I did however, catch some cuddles and kisses, then went and woke up daddy so mommy could work.
I got to my computer, turned it on, sipped a cup of coffee, turned on Google Reader and basically got my butt KICKED! In such a beautiful way.
How I got caught back up in it, I do not know. But I found myself back into my comfortable self state of selfishness and greed, all the while hearing the gentle whisper calling me to a deeper place of Love.
What we gave up years ago still does not seem attractive. And what he left behind when we died to ourselves is nothing to us anymore. But the temptations of what is in front of us in the culture we live in shines with such an image of desire that I drown out the whisper of Truth.
But when I read this post and this post, I was reminded of what I am called to do. And the whisper that resonates in my soul grew louder and louder.
Jon received another letter recently in the mail rejecting his application for hire. I know my husband has taken many blows to his self esteem every time he's checked the mail. And I can't count the number of times he's felt the heavy burden when people get on him about a job.

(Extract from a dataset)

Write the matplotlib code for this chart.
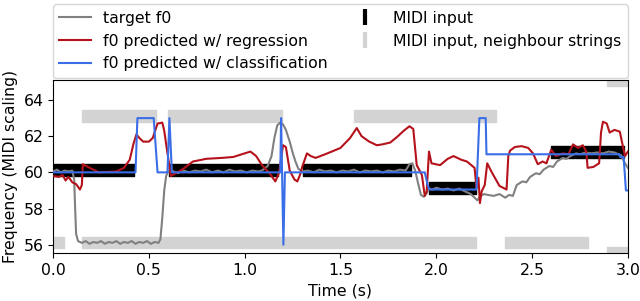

They mean well. I know they do.
But I have to say, that despite the punches to the gut or the kick in the esteem, my husband continues to push our family for more. For more of something outside of ourselves and into something more beautiful!
I first saw this video here this morning and absolutely HAD to pass it on.
We are constantly asking ourselves "Did I choose to love?" And often times that answer is no. But that Love is what pushes our family to give it all up and lose it all and do something Radical for the sake of Christ within US!